04Broadcasters: rights-cleared clips at the speed of a news cycle

A broadcast newsroom sits on decades of footage. When a story breaks, the editorial question is not "do we have relevant archive?" — they almost always do. The question is "can we get to it before the cycle moves on?" Video intelligence turns that hunt from hours of scrubbing into a query: every interview where the named subject discussed the topic, ranked by recency, clipped at the speaker turn, ready for the desk. The constraint stops being the archive and starts being the editorial judgement of which clip to use.

05Sports rights holders: every named player, every moment, queryable

A sport rights holder records every match. The footage is the asset, but the asset is dark until somebody can extract specific moments — every wicket from a specific bowler, every penalty involving a specific player, every interview where the captain referenced the upcoming series. A video intelligence layer turns the season-long footage into a queryable performance archive. Editorial, marketing, sponsor reporting, fan-facing recap reels all run off the same retrieval surface.

06Education platforms: every lecture as a research surface

Universities and edtech platforms record everything — lectures, seminars, demos, guest sessions. Students rarely watch end-to-end. They want the three minutes about a specific concept. Without retrieval, that need maps to "the student gives up and Googles the term instead." With retrieval, the platform becomes the answer-source. Search "explain backpropagation across the recorded curriculum" and get every relevant moment across every course, sorted by clarity of explanation.

07Podcasters and creators: turning long-form into infinitely repurposable assets

A two-hour podcast episode is one asset to publish and twenty assets to derive from — clip reels, social cuts, written excerpts, search-optimised landing pages, guest highlight reels. Without retrieval, those twenty derivatives are an editor-week of work. With retrieval, they are a Sunday afternoon. The episode stops being an artifact and becomes a feedstock.

08Institutional and faith archives: making decades of recordings answer questions

Religious institutions, civic bodies, and oral history projects often hold the deepest video archives in existence — decades of sermons, hearings, talks, ceremonies. The footage is preserved but unreachable. A descendant trying to find the moment their grandparent was interviewed scrubs for hours. A research student looking for every reference to a specific concept across a teacher's archive has no path. Video intelligence turns these archives from preservation into participation. The recording is not just saved; it can be asked questions of.

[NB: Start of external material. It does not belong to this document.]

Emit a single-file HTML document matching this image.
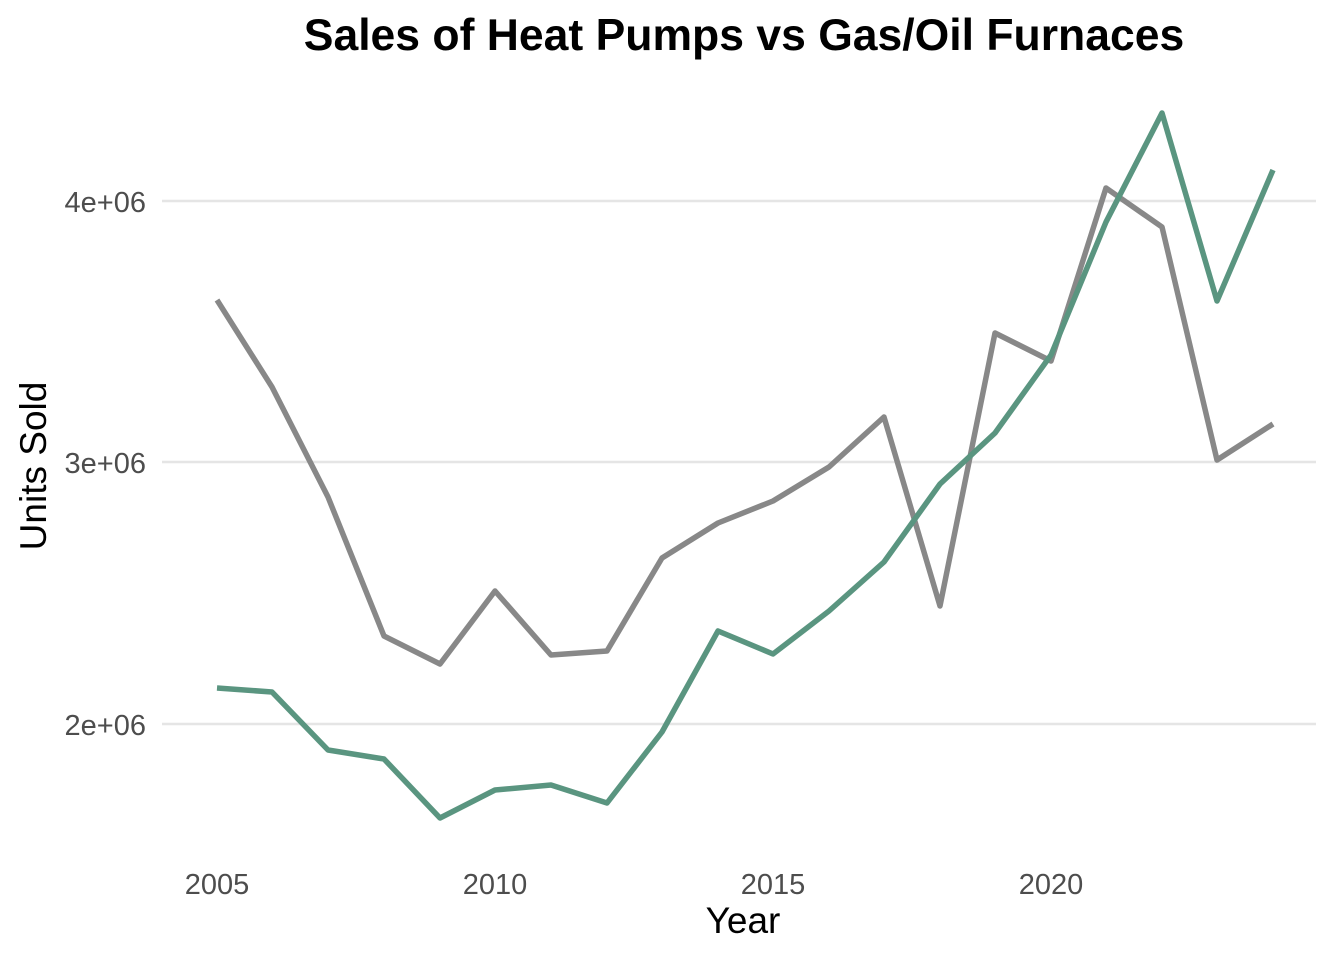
<!DOCTYPE html>
<html><head><meta charset="utf-8"><style>
html,body{margin:0;padding:0;background:#fff;}
svg{display:block;font-family:"Liberation Sans",Arial,sans-serif;}
</style></head><body>
<svg width="1344" height="960" viewBox="0 0 1344 960" xmlns="http://www.w3.org/2000/svg">
<rect width="1344" height="960" fill="#fff"/>
<text x="744" y="50" text-anchor="middle" font-size="44.5" font-weight="bold" fill="#000">Sales of Heat Pumps vs Gas/Oil Furnaces</text>
<g stroke="#e5e5e5" stroke-width="2.5">
<line x1="162" y1="201" x2="1316" y2="201"/>
<line x1="162" y1="462" x2="1316" y2="462"/>
<line x1="162" y1="724" x2="1316" y2="724"/>
</g>
<g font-size="29" fill="#4d4d4d" text-anchor="end">
<text x="146" y="212">4e+06</text>
<text x="146" y="473">3e+06</text>
<text x="146" y="735">2e+06</text>
</g>
<g font-size="29" fill="#4d4d4d" text-anchor="middle">
<text x="217" y="894">2005</text>
<text x="495" y="894">2010</text>
<text x="773" y="894">2015</text>
<text x="1051" y="894">2020</text>
</g>
<text x="743" y="933" text-anchor="middle" font-size="37" fill="#000">Year</text>
<text transform="translate(46,466) rotate(-90)" text-anchor="middle" font-size="37" fill="#000">Units Sold</text>
<polyline fill="none" stroke="#888888" stroke-width="5.5" stroke-linejoin="round" points="217,300 272,387 328,497 384,636 440,664 495,591 551,655 607,651 662,558 718,523 773,501 829,467 884,417 940,606 995,333 1051,361 1106,188 1162,227 1217,460 1273,424"/>
<polyline fill="none" stroke="#5a9580" stroke-width="5.5" stroke-linejoin="round" points="217,688 272,692 328,750 384,759 440,818 495,790 551,785 607,803 662,732 718,631 773,654 829,611 884,562 940,484 995,433 1051,355 1106,222 1162,113 1217,301 1273,170"/>
</svg>
</body></html>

Every workflow the category changes follows the same pattern: scrub-time collapses to query-time, and the editor stops being a search engine.

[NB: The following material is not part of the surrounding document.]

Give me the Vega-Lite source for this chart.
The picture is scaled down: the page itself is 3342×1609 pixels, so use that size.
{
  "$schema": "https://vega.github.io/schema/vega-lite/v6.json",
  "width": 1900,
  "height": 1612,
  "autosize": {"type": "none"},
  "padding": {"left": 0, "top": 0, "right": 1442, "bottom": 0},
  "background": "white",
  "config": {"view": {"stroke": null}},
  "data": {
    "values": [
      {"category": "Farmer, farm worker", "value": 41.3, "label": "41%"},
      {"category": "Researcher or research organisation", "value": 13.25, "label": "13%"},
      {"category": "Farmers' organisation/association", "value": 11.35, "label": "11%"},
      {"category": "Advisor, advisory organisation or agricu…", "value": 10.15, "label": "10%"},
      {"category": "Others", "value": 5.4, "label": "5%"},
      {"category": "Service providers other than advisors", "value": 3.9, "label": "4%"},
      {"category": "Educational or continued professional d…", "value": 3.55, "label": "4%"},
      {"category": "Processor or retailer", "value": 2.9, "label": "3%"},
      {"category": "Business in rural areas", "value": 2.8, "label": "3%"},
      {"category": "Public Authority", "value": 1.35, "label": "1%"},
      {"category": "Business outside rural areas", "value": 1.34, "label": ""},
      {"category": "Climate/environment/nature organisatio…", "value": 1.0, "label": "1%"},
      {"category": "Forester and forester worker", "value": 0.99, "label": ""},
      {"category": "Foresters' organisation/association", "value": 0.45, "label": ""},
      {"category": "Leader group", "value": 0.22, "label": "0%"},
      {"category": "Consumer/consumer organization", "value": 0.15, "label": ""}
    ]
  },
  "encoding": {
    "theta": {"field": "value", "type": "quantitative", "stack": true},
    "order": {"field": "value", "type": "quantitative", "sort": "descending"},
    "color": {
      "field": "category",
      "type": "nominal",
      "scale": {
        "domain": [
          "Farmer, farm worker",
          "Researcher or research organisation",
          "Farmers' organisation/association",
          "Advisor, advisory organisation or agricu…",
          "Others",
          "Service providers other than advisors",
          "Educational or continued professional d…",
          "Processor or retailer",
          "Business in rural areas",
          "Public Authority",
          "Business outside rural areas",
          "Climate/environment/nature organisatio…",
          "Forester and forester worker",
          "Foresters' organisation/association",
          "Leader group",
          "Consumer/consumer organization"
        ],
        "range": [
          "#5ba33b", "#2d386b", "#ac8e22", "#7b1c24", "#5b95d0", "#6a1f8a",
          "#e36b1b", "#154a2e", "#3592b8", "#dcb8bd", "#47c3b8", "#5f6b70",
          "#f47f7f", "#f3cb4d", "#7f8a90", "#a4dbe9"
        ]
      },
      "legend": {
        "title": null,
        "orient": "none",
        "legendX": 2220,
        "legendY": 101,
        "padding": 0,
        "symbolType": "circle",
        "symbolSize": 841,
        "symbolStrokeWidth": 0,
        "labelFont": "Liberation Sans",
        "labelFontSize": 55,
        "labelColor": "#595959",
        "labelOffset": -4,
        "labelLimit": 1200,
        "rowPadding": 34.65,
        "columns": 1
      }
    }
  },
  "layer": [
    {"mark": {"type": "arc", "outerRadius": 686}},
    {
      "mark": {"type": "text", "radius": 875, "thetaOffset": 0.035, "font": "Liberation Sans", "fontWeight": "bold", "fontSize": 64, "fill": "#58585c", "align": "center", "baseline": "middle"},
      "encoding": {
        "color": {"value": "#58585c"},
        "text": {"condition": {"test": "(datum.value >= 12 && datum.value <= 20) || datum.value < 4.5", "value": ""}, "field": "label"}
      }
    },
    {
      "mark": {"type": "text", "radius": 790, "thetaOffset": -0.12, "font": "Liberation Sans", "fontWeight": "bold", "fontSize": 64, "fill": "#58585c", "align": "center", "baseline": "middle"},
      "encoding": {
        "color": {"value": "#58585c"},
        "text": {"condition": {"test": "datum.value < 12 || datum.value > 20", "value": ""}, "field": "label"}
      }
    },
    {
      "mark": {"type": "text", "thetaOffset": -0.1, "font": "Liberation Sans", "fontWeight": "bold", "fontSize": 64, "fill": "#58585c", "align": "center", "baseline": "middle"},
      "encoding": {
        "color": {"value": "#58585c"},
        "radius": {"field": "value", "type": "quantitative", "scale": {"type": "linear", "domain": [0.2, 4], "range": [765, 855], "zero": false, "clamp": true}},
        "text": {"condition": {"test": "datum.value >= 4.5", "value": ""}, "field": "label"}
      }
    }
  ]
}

09How to evaluate a video intelligence platform

Once you decide to look at a platform, the marketing pages tend to flatten into the same checklist: transcription, search, AI, clips. The differences that actually matter sit a layer below. A practical evaluation cuts through the marketing surface by testing five things on real footage from the buyer's own archive.

One — frame accuracy on clips. The right system returns clips with cut points accurate to the speaker boundary, not the nearest keyframe. Test by asking for a specific quote and inspecting whether the clip starts where the sentence starts. A platform that rounds to the nearest five seconds is doing post-rendered scrubbing, not retrieval.

Two — entity grounding under name overlap. Real archives have name collisions. Two interviewees named "James." A coach and a player who share a surname. The right system disambiguates from context — the topic of the surrounding speech, the role, the time period. Test by querying a common name across your archive and inspecting whether the system pulls every instance of the right person and excludes the wrong one.

Three — multilingual handling that survives code-switching. Most production speech is not monolingual. A presenter switches between English and the local language mid-sentence. A subject answers in a different language than the question. The right system transcribes both, preserves the boundary, and does not require the operator to pre-classify each file by language. Test on a multilingual file and inspect how a search in either language returns matches from both.

Four — compile quality, not just clip quality. A clip is a primitive. A compile — multiple matching moments stitched into a single watchable piece — is the deliverable. The right system handles transitions, intro and outro slates, brand consistency, and ordering by editorial logic. Test by asking for a highlight reel on a specific topic and watching the output as a finished asset, not as a sequence of cuts.

Five — answerability with citations. The most consequential property of a video intelligence platform is whether it can answer a question, not just return matching clips. "What did the founder say about pricing in the Q3 calls?" is a question. The right system answers it with the specific phrasing the founder used, timestamped to the moment, with the clip embedded as proof. Without citation, the answer is unfalsifiable. Test by asking a real question from your archive and inspecting whether the answer is traceable to the source frame.

10A note on what video intelligence is not

The category is sometimes confused with adjacent technologies. Video intelligence is not video generation — it does not create new footage from prompts. It is not generic AI summarisation — it does not produce one-paragraph synopses that lose specificity. It is not enterprise video CMS — it does not replace the storage layer or the player. It is the retrieval and intelligence layer that sits on top of whatever storage you already use. Treating it as a replacement for any of the adjacent categories sets up the wrong expectations.

Video intelligence is the search bar your archive was always missing — not a new place to put video.

11Where the category is going

Three trajectories are visible from where we sit. The first is depth of language coverage — the next twelve months will close most of the gap between English and the long tail of regional and Indic languages, which will open the category to media operations that have been excluded by transcription quality alone. The second is grounding — citation will become non-negotiable, and any platform that returns answers without timestamped source clips will lose buyer trust. The third is interoperability — the layer will increasingly speak to existing storage, existing CMSes, existing editorial workflows, rather than asking teams to migrate everything to a new home.

None of those trajectories is hype. They are the natural maturation of a category that has just become technically possible. The teams who get ahead are the ones who build the workflow muscle now — who learn how to ask their archive the right questions while the category is still finding its shape.

—

The archive is not a library you browse, a folder structure you maintain, or a storage cost you minimise. It is a research surface you have not yet learned to use. Video intelligence is what you call the surface once it can answer back.